# Anyone ever seen anything like this? DoS attack!



## BMR777 (Apr 27, 2005)

Hello,

Today one of my servers was square in the middle of a DoS attack. I run a small forum hosting website that hosts many PHPBB forums. Some bot or something began crawling EVERY SINGLE FORUM AND DIRECTORY AT ONE TIME! This caused MySql and eventually the server to crash. After about six hours my host banned the bot on a server level by IP, but it's still trying to get in. 

Looking at the log for the bot I noticed something interesting. The bot from this IP keeps changing it's user agent with every request to try and bypass the filters. Here's an exerpt from the log:



> Host: 66.29.115.6
> /5/criticism/
> Http Code: 403 Date: Dec 19 16:29:52 Http Version: HTTP/1.1 Size in Bytes: -
> Referer: -
> ...


Anyone seen anything like this? Any tips?
BMR777


----------



## Pyro-Fire (Dec 22, 2007)

Look up the persons IP and see what kind of info you can get. After which, look up their ISP and give them a call, if you can.
And post the IP of the DoSer please.

http://www.showmyip.com/lookups/#DoLookup


----------



## BMR777 (Apr 27, 2005)

Their IP was 66.29.115.6.


----------



## Pyro-Fire (Dec 22, 2007)

their ISP is Net Access Corporation, and they live in the USA.

Try giving the isp a call, and telling them about this attack against your website.
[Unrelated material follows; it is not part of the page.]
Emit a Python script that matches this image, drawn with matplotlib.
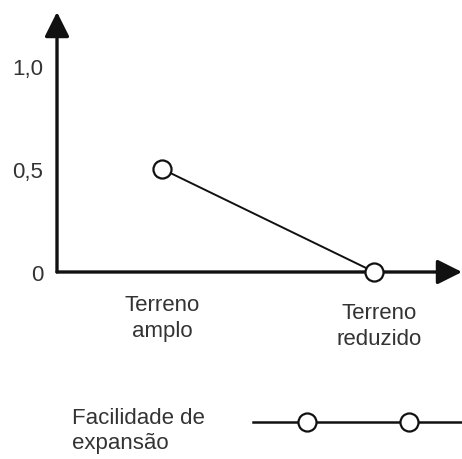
import matplotlib.pyplot as plt
import matplotlib.transforms as mtransforms

# dados
categorias = ["Terreno\namplo", "Terreno\nreduzido"]
valores = [0.5, 0.0]
yticks = [0, 0.5, 1.0]
ytick_labels = ["0", "0,5", "1,0"]
serie = "Facilidade de\nexpansão"

plt.rcParams['font.family'] = ['Liberation Sans', 'DejaVu Sans']
cor_txt = '#333333'
cor_eixo = '#111111'

W, H = 462, 460
fig = plt.figure(figsize=(W / 100, H / 100), dpi=100)

# eixo principal (em pixels da figura)
x0, x1, y0, y1 = 57, 462, 273, 13
ax = fig.add_axes([x0 / W, 1 - y0 / H, (x1 - x0) / W, (y0 - y1) / H])
ax.set_xlim(-0.495, 1.413)
ax.set_ylim(0, 1.262)
for s in ax.spines.values():
    s.set_visible(False)

# setas dos eixos
seta = dict(arrowstyle='-|>,head_length=1.5,head_width=0.75', color=cor_eixo,
            lw=2.4, shrinkA=0, shrinkB=0)
ax.annotate('', xy=(0, 1), xytext=(0, 0), xycoords='axes fraction',
            arrowprops=seta, annotation_clip=False)
ax.annotate('', xy=(1, 0), xytext=(0, 0), xycoords='axes fraction',
            arrowprops=seta, annotation_clip=False)

ax.plot(range(len(valores)), valores, color=cor_eixo, lw=1.4, marker='o',
        markersize=13, markerfacecolor='white', markeredgecolor=cor_eixo,
        markeredgewidth=1.6, clip_on=False, zorder=5)

ax.set_yticks(yticks)
ax.set_yticklabels(ytick_labels, fontsize=16, color=cor_txt)
ax.set_xticks(range(len(categorias)))
ax.set_xticklabels(categorias, fontsize=16, color=cor_txt, linespacing=1.3)
ax.tick_params(axis='y', length=0, pad=10)
ax.tick_params(axis='x', length=0, pad=16)

# pequeno deslocamento do segundo rótulo, como no original
lbl = ax.get_xticklabels()[1]
lbl.set_transform(lbl.get_transform() +
                  mtransforms.ScaledTranslation(0.05, -0.08, fig.dpi_scale_trans))

# legenda
fig.text(72 / W, 1 - 431 / H, serie, fontsize=16, color=cor_txt,
         va='center', ha='left', linespacing=1.3)
lx0, lx1 = 253, 462
lax = fig.add_axes([lx0 / W, 1 - 433 / H, (lx1 - lx0) / W, 20 / H])
lax.set_xlim(0, 1)
lax.set_ylim(0, 1)
lax.axis('off')
lax.plot([0, 1], [0.5, 0.5], color=cor_eixo, lw=1.8, clip_on=False)
lax.plot([0.258, 0.746], [0.5, 0.5], lw=0, marker='o', markersize=13,
         markerfacecolor='white', markeredgecolor=cor_eixo,
         markeredgewidth=1.6, clip_on=False)

fig.savefig('out.png', dpi=100, facecolor='white')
Include Time/Date of the attack, and IP at the time.

ISP Home:
http://www.nac.net/

Contact details:
http://www.nac.net/enterprise/contact.asp

i recommend you use this number:
Abuse Department (973) 590-5040

tell us how it goes.


----------



## Skie (Mar 15, 2003)

If you haven't already, I would add that IP to your firewall's Deny list.


----------